• _Stated problem_
Check each line of the listing below for the string "image", and copy the ones that have it.

• _Data_
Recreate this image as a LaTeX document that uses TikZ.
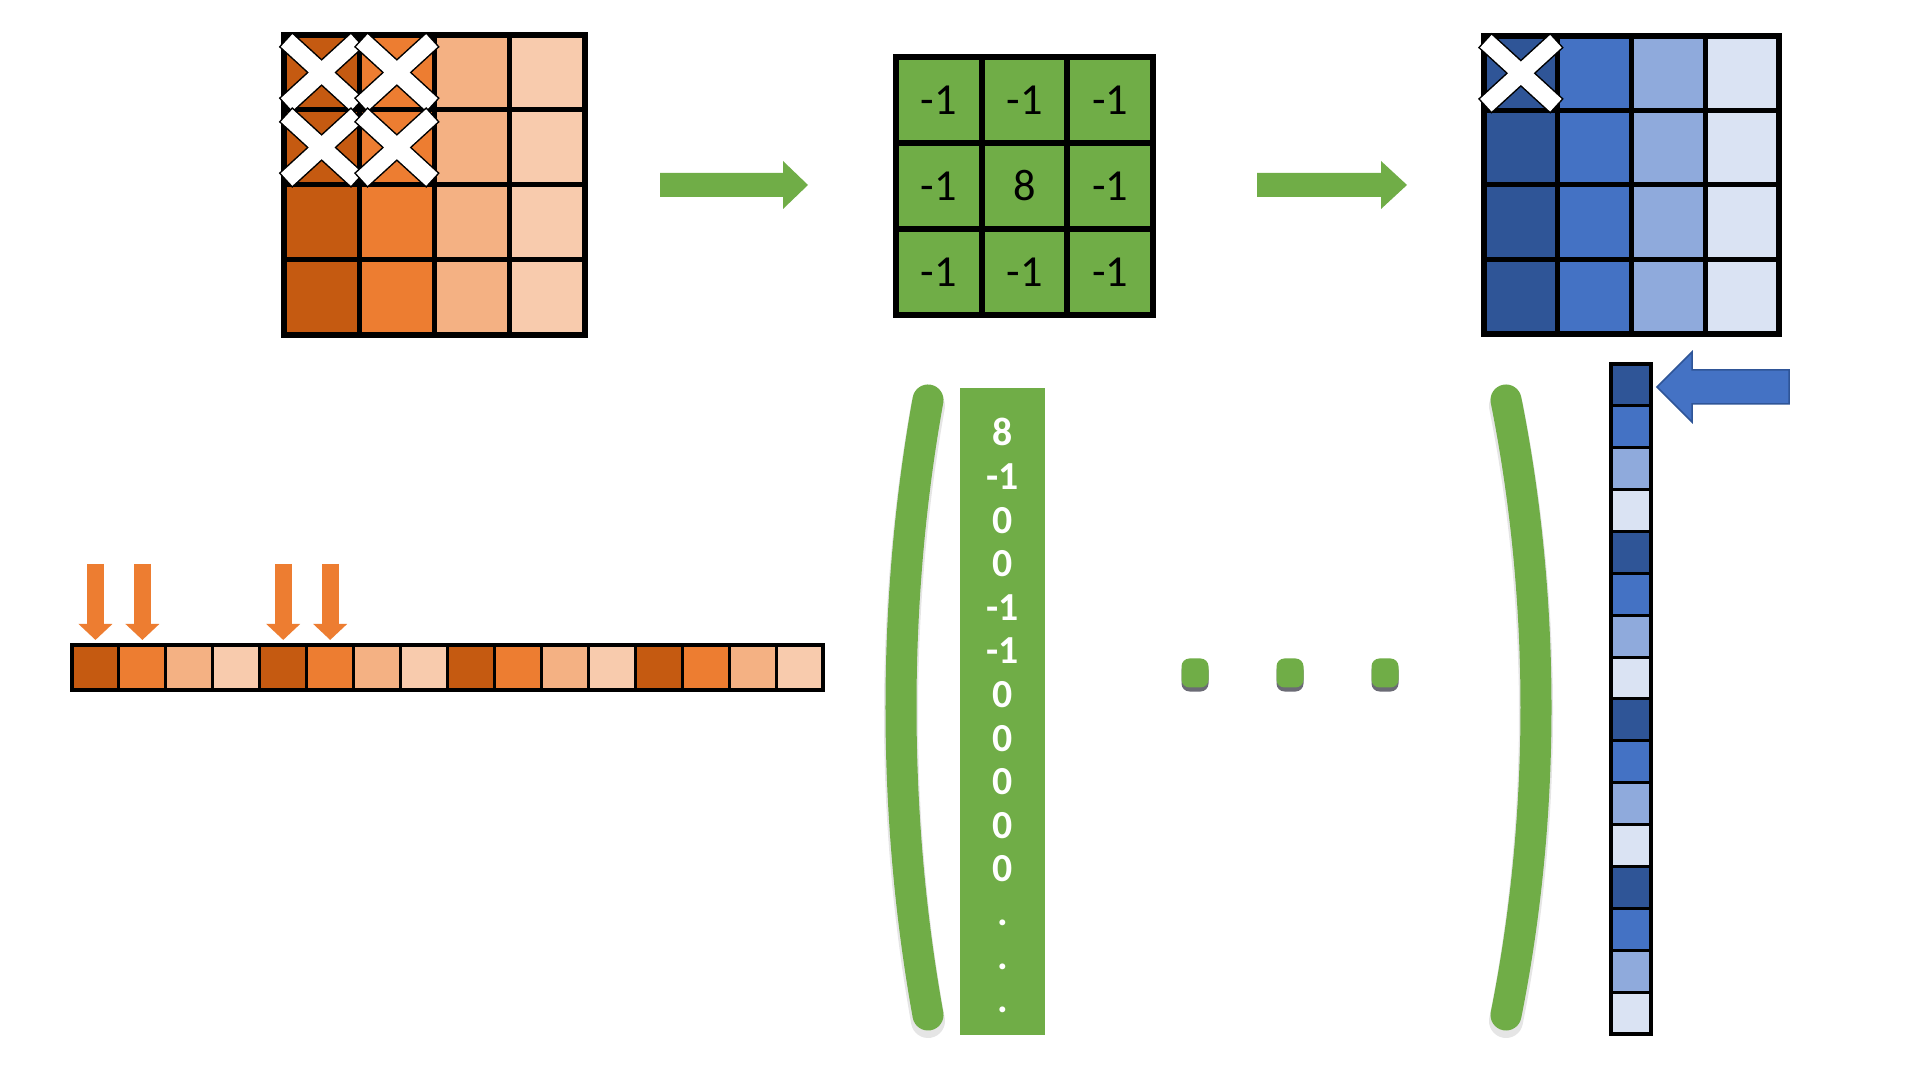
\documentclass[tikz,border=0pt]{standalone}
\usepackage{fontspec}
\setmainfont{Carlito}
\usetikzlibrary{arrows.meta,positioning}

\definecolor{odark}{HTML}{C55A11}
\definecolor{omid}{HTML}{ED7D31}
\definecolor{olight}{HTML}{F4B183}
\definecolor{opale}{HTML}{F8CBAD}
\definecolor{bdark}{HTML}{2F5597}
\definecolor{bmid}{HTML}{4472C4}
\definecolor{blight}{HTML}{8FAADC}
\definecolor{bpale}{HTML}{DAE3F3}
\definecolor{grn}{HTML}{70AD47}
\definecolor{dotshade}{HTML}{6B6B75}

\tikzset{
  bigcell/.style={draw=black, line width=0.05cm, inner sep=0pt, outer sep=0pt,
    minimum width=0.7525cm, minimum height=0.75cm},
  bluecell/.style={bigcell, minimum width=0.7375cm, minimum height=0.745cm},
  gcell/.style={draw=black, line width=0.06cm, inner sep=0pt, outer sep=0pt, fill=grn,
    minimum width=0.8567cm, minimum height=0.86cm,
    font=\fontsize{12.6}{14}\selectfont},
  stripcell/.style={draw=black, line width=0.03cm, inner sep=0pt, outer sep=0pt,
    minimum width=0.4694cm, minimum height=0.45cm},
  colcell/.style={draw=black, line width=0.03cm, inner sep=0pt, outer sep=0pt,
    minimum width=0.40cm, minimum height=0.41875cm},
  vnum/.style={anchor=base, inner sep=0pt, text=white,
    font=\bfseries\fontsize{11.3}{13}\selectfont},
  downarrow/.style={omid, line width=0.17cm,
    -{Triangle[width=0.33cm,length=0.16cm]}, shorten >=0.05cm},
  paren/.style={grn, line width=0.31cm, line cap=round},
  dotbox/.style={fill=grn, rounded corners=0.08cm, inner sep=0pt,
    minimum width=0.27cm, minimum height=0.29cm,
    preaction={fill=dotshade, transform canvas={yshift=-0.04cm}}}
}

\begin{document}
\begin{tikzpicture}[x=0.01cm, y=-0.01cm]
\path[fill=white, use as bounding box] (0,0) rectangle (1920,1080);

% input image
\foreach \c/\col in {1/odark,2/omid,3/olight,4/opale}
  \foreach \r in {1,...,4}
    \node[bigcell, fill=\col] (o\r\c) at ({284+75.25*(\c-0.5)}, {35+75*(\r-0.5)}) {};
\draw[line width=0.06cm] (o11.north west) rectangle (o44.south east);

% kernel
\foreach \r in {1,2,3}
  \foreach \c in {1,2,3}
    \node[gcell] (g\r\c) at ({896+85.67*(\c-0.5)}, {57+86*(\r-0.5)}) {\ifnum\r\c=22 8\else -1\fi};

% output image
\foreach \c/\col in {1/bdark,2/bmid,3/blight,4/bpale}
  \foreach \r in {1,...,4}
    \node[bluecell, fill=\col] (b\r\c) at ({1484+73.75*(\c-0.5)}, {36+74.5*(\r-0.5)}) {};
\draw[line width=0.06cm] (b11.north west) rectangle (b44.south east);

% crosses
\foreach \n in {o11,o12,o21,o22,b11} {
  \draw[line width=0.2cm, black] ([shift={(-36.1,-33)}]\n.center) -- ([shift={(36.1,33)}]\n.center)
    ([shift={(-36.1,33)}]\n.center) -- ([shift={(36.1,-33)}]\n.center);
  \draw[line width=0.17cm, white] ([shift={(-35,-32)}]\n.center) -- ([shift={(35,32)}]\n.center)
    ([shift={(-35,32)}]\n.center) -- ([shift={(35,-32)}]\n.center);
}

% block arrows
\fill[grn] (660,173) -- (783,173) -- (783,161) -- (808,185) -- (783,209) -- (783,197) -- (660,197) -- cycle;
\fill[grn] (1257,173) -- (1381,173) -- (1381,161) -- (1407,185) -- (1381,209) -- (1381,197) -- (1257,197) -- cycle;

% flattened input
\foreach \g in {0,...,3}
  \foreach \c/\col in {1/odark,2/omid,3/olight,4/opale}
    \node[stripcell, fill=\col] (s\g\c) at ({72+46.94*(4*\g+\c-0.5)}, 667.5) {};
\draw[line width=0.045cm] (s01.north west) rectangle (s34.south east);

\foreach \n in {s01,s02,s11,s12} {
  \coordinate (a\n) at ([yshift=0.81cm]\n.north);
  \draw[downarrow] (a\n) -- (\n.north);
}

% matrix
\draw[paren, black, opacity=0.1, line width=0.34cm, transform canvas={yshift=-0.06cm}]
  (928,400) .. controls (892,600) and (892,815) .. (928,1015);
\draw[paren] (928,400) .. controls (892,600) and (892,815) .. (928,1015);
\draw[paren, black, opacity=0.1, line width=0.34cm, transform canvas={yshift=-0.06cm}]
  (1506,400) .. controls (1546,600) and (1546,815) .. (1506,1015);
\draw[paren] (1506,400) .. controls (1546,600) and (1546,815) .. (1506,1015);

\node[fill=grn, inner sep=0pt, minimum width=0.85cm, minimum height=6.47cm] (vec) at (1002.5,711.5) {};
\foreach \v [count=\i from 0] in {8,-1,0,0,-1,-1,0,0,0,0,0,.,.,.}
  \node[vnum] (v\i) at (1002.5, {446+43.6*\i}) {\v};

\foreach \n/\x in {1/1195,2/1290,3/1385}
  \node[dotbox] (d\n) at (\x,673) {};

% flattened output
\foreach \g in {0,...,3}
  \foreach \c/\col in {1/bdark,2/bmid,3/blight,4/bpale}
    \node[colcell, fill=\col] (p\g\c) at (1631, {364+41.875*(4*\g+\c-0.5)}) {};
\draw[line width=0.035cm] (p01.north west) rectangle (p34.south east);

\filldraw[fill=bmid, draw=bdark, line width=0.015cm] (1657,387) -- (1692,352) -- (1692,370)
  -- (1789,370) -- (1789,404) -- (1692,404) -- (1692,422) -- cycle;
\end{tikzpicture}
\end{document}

• _Answer to the task_
Recreate this image as a LaTeX document that uses TikZ.
% input image
% output image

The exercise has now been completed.